Wine Anorak (Jamie Goode; London, UK): Jamie is trained as a scientist (his PhD is in plant biology) which allows him to write credibly on some of the scientific topics that the mainstream wine press often glosses over, such as the growing concern over the accumulation of sulfur compounds in screwcap-finished wines). His talent is in making these technical topics non-threatening to a general audience, and at the same time mixing his more research-driven pieces with cheerful accounts of eating, drinking and living in London.
It's worth also giving a shout out to the no-longer-active blog Amuse Bouche, written by Jon Bonne, who gave up writing the blog when he was hired as Wine Editor of the San Francisco Chronicle. I am thrilled to have Jon in charge at the Chronicle, but miss his informal missives from Seattle and New York on food, restaurants and the world of wine.
Good Wine Under $20 (Dr. Debs; Los Angeles): Dr. Debs is a university history professor who started blogging on wine as an experiment for a project. She focuses on wines that provide value, and despite her blog's name is flexible enough to realize that wines can provide value even if they're over $20 (see her profile of Tablas Creek as an example). Her blog (just begun in 2006) has become amazingly popular amazingly fast, and I think this is a reflection that her enthusiasm for wine, and her conviction that it's possible for anyone to find good wines they can afford, feels absolutely genuine. In addition to her regular reviews of high QPR (quality to price ratio) wines, she writes an ongoing "winery watch" series focusing in detail on wineries of interest.

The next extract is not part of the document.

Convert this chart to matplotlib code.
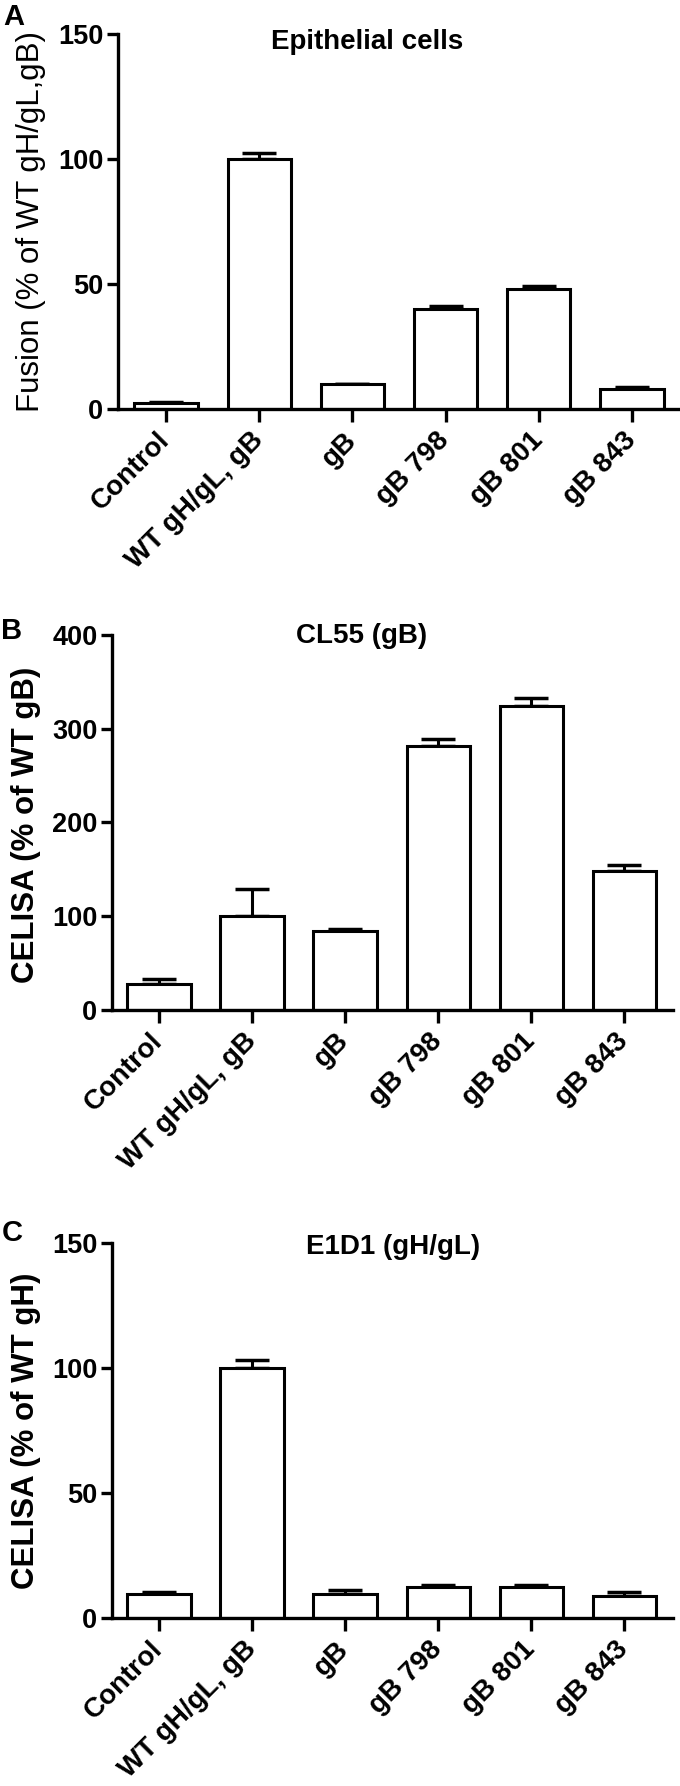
import numpy as np
import matplotlib
matplotlib.use("Agg")
import matplotlib.pyplot as plt

plt.rcParams['font.family'] = ['Liberation Sans', 'DejaVu Sans']

labels = ["Control", "WT gH/gL, gB", "gB", "gB 798", "gB 801", "gB 843"]

# panel A: fusion in epithelial cells
fusion = [2.5, 100, 10, 40.2, 48, 8.0]
fusion_err = [0.3, 2.4, 0.3, 1.1, 1.2, 0.8]

# panel B: CELISA with CL55 (gB)
cl55 = [28, 100, 84, 281.6, 324.5, 148.6]
cl55_err = [4.6, 29, 2, 7, 8.5, 6]

# panel C: CELISA with E1D1 (gH/gL)
e1d1 = [9.9, 100, 9.9, 12.6, 12.4, 9.0]
e1d1_err = [0.8, 3, 1.4, 0.8, 0.8, 1.5]

W, H = 680, 1786
fig = plt.figure(figsize=(W / 100, H / 100), dpi=100)


def px_axes(left, right, top, bottom):
    return fig.add_axes([left / W, 1 - bottom / H, (right - left) / W, (bottom - top) / H])


def draw_panel(ax, vals, errs, ymax, ystep, xlim):
    x = np.arange(len(vals))
    ax.bar(x, vals, width=0.68, color="white", edgecolor="black", linewidth=2.2, zorder=2)
    ax.errorbar(x, vals, yerr=[np.zeros(len(errs)), errs], fmt="none", ecolor="black",
                elinewidth=2.2, capsize=12.5, capthick=2.5, zorder=1)
    ax.set_xlim(*xlim)
    ax.set_ylim(0, ymax)
    ax.set_yticks(np.arange(0, ymax + 1, ystep))
    ax.set_xticks(x)
    ax.set_xticklabels(labels, rotation=45, ha="right", va="center", rotation_mode="anchor",
                       fontsize=20, fontweight="bold")
    for t in ax.get_yticklabels():
        t.set_fontweight("bold")
        t.set_fontsize(19.5)
    for s in ["top", "right"]:
        ax.spines[s].set_visible(False)
    for s in ["left", "bottom"]:
        ax.spines[s].set_linewidth(2.4)
    ax.tick_params(axis="y", length=7.7, width=2.4, pad=3)
    ax.tick_params(axis="x", length=9.6, width=2.4, pad=10)


axA = px_axes(118, 680, 34, 409.3)
draw_panel(axA, fusion, fusion_err, 150, 50, (-0.515, 5.515))
axB = px_axes(112.3, 673.3, 634.7, 1010)
draw_panel(axB, cl55, cl55_err, 400, 100, (-0.5, 5.525))
axC = px_axes(112.3, 673.3, 1242.7, 1618.3)
draw_panel(axC, e1d1, e1d1_err, 150, 50, (-0.5, 5.525))

# titles
fig.text(367 / W, 1 - 42 / H, "Epithelial cells", ha="center", va="center", fontsize=20, fontweight="bold")
fig.text(362 / W, 1 - 636 / H, "CL55 (gB)", ha="center", va="center", fontsize=20, fontweight="bold")
fig.text(393 / W, 1 - 1247 / H, "E1D1 (gH/gL)", ha="center", va="center", fontsize=20, fontweight="bold")

# y labels
fig.text(31 / W, 1 - 221 / H, "Fusion (% of WT gH/gL,gB)", rotation=90, ha="center", va="center", fontsize=22.5)
fig.text(26 / W, 1 - 825 / H, "CELISA (% of WT gB)", rotation=90, ha="center", va="center",
         fontsize=22.5, fontweight="bold")
fig.text(26 / W, 1 - 1431 / H, "CELISA (% of WT gH)", rotation=90, ha="center", va="center",
         fontsize=22.5, fontweight="bold")

# panel letters
fig.text(14 / W, 1 - 17 / H, "A", ha="center", va="center", fontsize=21, fontweight="bold")
fig.text(12 / W, 1 - 631 / H, "B", ha="center", va="center", fontsize=21, fontweight="bold")
fig.text(12 / W, 1 - 1233 / H, "C", ha="center", va="center", fontsize=21, fontweight="bold")

fig.savefig("out.png", dpi=100)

Fermentation (Tom Wark; Sonoma, CA): Tom is a public relations consultant and the head of the Specialty Wine Retailers Association, whose profile has been growing higher and higher as retailers organize to try to protect (or establish, depending on your point of view) their rights to sell wine to consumers around the country. Tom's investigative pieces reflect a distinctive voice: often outraged and full of righteous indignation, which (given the hypocrisy inherent in most wholesalers' and states' arguments against interstate wine commerce) is most welcome. He also has taken a lead role in the promotion of wine blogging, hosting and coordinating the annual Wine Blog Awards and writing a series of "bloggerviews", or in-depth interviews with important bloggers across the world of food and wine.
These are just a handful of the wine blogs that are on my daily blog roll; there are new ones appearing all the time. I highly recommend the Winery Web Site Report both to keep tabs on new developments in the world of online wine and as a clearinghouse for ideas about the values and challenges of wine blogging.
Finally, I maintain a "Wine Blogs" tag for posts on the Tablas Creek blog that include recommendations into the wide and growing world of wine blogs.
Any other recommendations as to great wine blogs? Please share!